Consistently ranked on the list of The World’s 50 Best Asian Restaurants, Burnt Ends, a barbecue restaurant from Australian chef Dave Pynt, relocated from Chinatown to Dempsey, Singapore. Pynt selected Emma Maxwell to design the new location. She’s a fellow Aussie, designer, and friend, but what really sold him was her pitch: “Fire, skulls and AC/DC!”
For Maxwell, the challenge was to make sure the Dempsey location, a former colonial military barracks, had all the features that made the Chinatown restaurant memorable and intimate but in a much larger space.
Maxwell solved the challenge with a design that references the foundational components of barbecue: flames, wood and metal. “The ovens are the heart of the entire restaurant, a constant primordial burning fire of 1000 degrees F,” says Maxwell. “Everything, from the food to the interior design, comes from them.”
The restaurant encompasses a main dining area, a large private dining room, a massive open kitchen and an adjacent bakery.
In the dining room, a long slab of Indonesian suar wood forms the table framing the open kitchen. The floors are lined with teak planks rescued from an old bridge in Indonesia. The square pillars of the old barracks are sheathed in beaten copper panels, their surfaces mottled with random grid-like patterns imprinted from the pallets in which they were stored and transported. Extra-wide teak-framed dining chairs are designed to be comfortable to accommodate lingering diners.

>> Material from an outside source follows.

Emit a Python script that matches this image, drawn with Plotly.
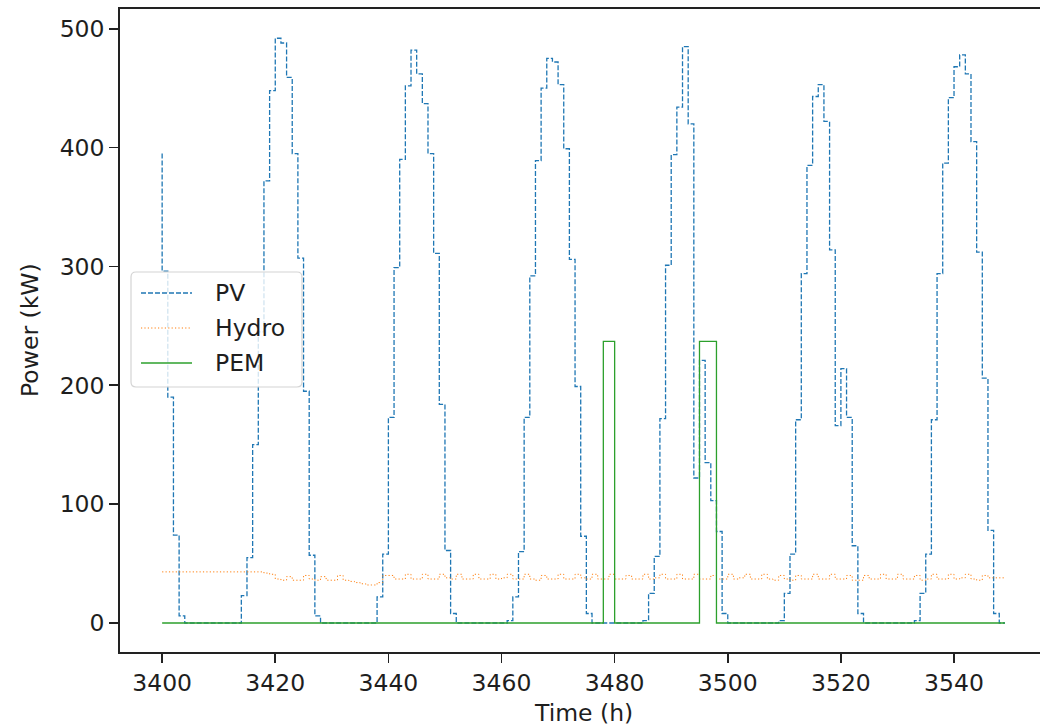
import plotly.graph_objects as go

hours = list(range(3400, 3550))

pv = [
    395, 296, 190, 74, 6,
    0, 0, 0, 0, 0, 0, 0, 0, 0, 0,
    23, 55, 150, 245, 372, 448, 492, 488, 459, 395, 307, 195, 57, 6,
    0, 0, 0, 0, 0, 0, 0, 0, 0, 0,
    22, 58, 173, 299, 390, 452, 482, 462, 437, 395, 311, 184, 61, 8,
    0, 0, 0, 0, 0, 0, 0, 0, 0,
    2, 22, 60, 173, 292, 389, 450, 475, 472, 453, 399, 306, 199, 73, 8,
    0, 0, 0, 0, 0, 0, 0, 0, 0,
    2, 25, 56, 172, 301, 394, 434, 485, 420, 122, 221, 135, 103, 77, 8,
    0, 0, 0, 0, 0, 0, 0, 0, 0,
    2, 25, 58, 171, 294, 385, 443, 453, 422, 314, 166, 214, 173, 65, 8,
    0, 0, 0, 0, 0, 0, 0, 0, 0,
    2, 25, 58, 171, 294, 387, 442, 468, 478, 462, 405, 312, 206, 78, 8,
    0,
]

hydro = [
    43, 43, 43, 43, 43, 43, 43, 43, 43, 43,
    43, 43, 43, 43, 43, 43, 43, 43, 43, 42,
    41, 37, 36, 39, 36, 36, 40, 37, 36, 39,
    36, 36, 40, 36, 35, 34, 33, 32, 32, 34,
    40, 40, 37, 37, 41, 37, 37, 41, 37, 37,
    41, 38, 37, 41, 37, 37, 41, 37, 37, 41,
    37, 38, 41, 37, 37, 41, 37, 36, 40, 37,
    37, 41, 37, 37, 41, 38, 37, 41, 37, 37,
    41, 37, 37, 40, 37, 37, 41, 37, 38, 41,
    37, 37, 41, 37, 37, 41, 37, 37, 40, 37,
    37, 41, 37, 38, 41, 37, 37, 41, 37, 36,
    40, 37, 36, 40, 37, 37, 41, 37, 37, 41,
    37, 37, 40, 36, 36, 40, 37, 37, 41, 37,
    37, 41, 37, 37, 40, 36, 37, 41, 37, 37,
    41, 37, 38, 41, 37, 36, 40, 38, 38, 38,
]

pem = [
    0, 0, 0, 0, 0, 0, 0, 0, 0, 0,
    0, 0, 0, 0, 0, 0, 0, 0, 0, 0,
    0, 0, 0, 0, 0, 0, 0, 0, 0, 0,
    0, 0, 0, 0, 0, 0, 0, 0, 0, 0,
    0, 0, 0, 0, 0, 0, 0, 0, 0, 0,
    0, 0, 0, 0, 0, 0, 0, 0, 0, 0,
    0, 0, 0, 0, 0, 0, 0, 0, 0, 0,
    0, 0, 0, 0, 0, 0, 0, 0, 0, 237,
    237, 0, 0, 0, 0, 0, 0, 0, 0, 0,
    0, 0, 0, 0, 0, 0, 237, 237, 237, 0,
    0, 0, 0, 0, 0, 0, 0, 0, 0, 0,
    0, 0, 0, 0, 0, 0, 0, 0, 0, 0,
    0, 0, 0, 0, 0, 0, 0, 0, 0, 0,
    0, 0, 0, 0, 0, 0, 0, 0, 0, 0,
    0, 0, 0, 0, 0, 0, 0, 0, 0, 0,
]

series_names = ["PV", "Hydro", "PEM"]
series_colors = ["#1f77b4", "#ff7f0e", "#2ca02c"]
series_dash = ["5px,2px", "1.2px,2.2px", "solid"]
series_width = [1.3, 1.0, 1.3]

x_ticks = [3400, 3420, 3440, 3460, 3480, 3500, 3520, 3540]
y_ticks = [0, 100, 200, 300, 400, 500]
x_title = "Time (h)"
y_title = "Power (kW)"

FONT = "DejaVu Sans"
TXT = "#1e1e1e"
FS = 23.5

W, H = 1040, 727
L, R, T, B = 120, 0, 9, 75
PW, PH = W - L - R, H - T - B


def px2x(px):
    return (px - L) / PW


def px2y(py):
    return (H - B - py) / PH


fig = go.Figure()
for name, ys, col, dsh, wd in zip(series_names, [pv, hydro, pem], series_colors, series_dash, series_width):
    fig.add_trace(go.Scatter(x=hours, y=ys, name=name, mode="lines", showlegend=False,
                             line=dict(color=col, width=wd, dash=dsh, shape="vh")))

# matplotlib-like legend box (rounded frame), handles and labels
bx0, bx1, by0, by1, rr = 131, 302, 272, 387, 5
x0, x1, y0, y1 = px2x(bx0), px2x(bx1), px2y(by0), px2y(by1)
rx, ry = rr / PW, rr / PH
path = (f"M {x0+rx},{y0} L {x1-rx},{y0} Q {x1},{y0} {x1},{y0-ry} "
        f"L {x1},{y1+ry} Q {x1},{y1} {x1-rx},{y1} L {x0+rx},{y1} "
        f"Q {x0},{y1} {x0},{y1+ry} L {x0},{y0-ry} Q {x0},{y0} {x0+rx},{y0} Z")
shapes = [dict(type="path", path=path, xref="paper", yref="paper",
               fillcolor="rgba(255,255,255,0.8)", line=dict(color="#d4d4d4", width=1.2), layer="above")]
annotations = []
entry_y = [293, 328, 363]
for name, col, dsh, wd, ey in zip(series_names, series_colors, series_dash, series_width, entry_y):
    shapes.append(dict(type="line", xref="paper", yref="paper",
                       x0=px2x(141), x1=px2x(192), y0=px2y(ey), y1=px2y(ey),
                       line=dict(color=col, width=wd, dash=dsh), layer="above"))
    annotations.append(dict(text=name, xref="paper", yref="paper", x=px2x(213), y=px2y(ey),
                            xanchor="left", yanchor="middle", showarrow=False,
                            font=dict(family=FONT, size=FS, color=TXT)))

# axis titles
annotations.append(dict(text=x_title, xref="paper", yref="paper", x=px2x(583), y=px2y(713),
                        xanchor="center", yanchor="middle", showarrow=False,
                        font=dict(family=FONT, size=FS, color=TXT)))
annotations.append(dict(text=y_title, xref="paper", yref="paper", x=px2x(30), y=px2y(330),
                        xanchor="center", yanchor="middle", showarrow=False, textangle=-90,
                        font=dict(family=FONT, size=FS, color=TXT)))

fig.update_layout(
    width=W, height=H,
    margin=dict(l=L, r=R, t=T, b=B, autoexpand=False),
    paper_bgcolor="white", plot_bgcolor="white",
    font=dict(family=FONT, size=FS, color=TXT),
    showlegend=False,
    shapes=shapes,
    annotations=annotations,
)
fig.update_xaxes(
    range=[3392.55, 3555.2], tickvals=x_ticks, ticktext=[str(v) for v in x_ticks],
    showgrid=False, zeroline=False, showline=True, linecolor="#222222", linewidth=1.8,
    mirror=True, ticks="outside", ticklen=9, tickwidth=1.6, tickcolor="#222222",
    automargin=False,
    tickfont=dict(family=FONT, size=FS, color=TXT),
)
fig.update_yaxes(
    range=[-24.4, 516.6], tickvals=y_ticks, ticktext=[str(v) for v in y_ticks],
    showgrid=False, zeroline=False, showline=True, linecolor="#222222", linewidth=1.8,
    mirror=False, ticks="outside", ticklen=9, tickwidth=1.6, tickcolor="#222222",
    automargin=False,
    tickfont=dict(family=FONT, size=FS, color=TXT),
)

# remove the browser's default page margin so the figure sits at the window's top-left corner
page_fix = ("document.body.style.margin='0';document.body.style.padding='0';"
            "document.body.style.overflow='hidden';")
fig.write_html("out.html", post_script=page_fix,
               config={"displayModeBar": False, "staticPlot": True})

The tasting room and bar pay homage to old museums with reproduction 19th-century scientific cabinets and glass-topped display cases filled with old locks, compasses, anatomy charts and more. The bar further manifests the idea of a cabinet of curiosities as built-ins reach almost to the ceiling and brim with curated, eclectic collections of jars, seashells, antique bottles and more.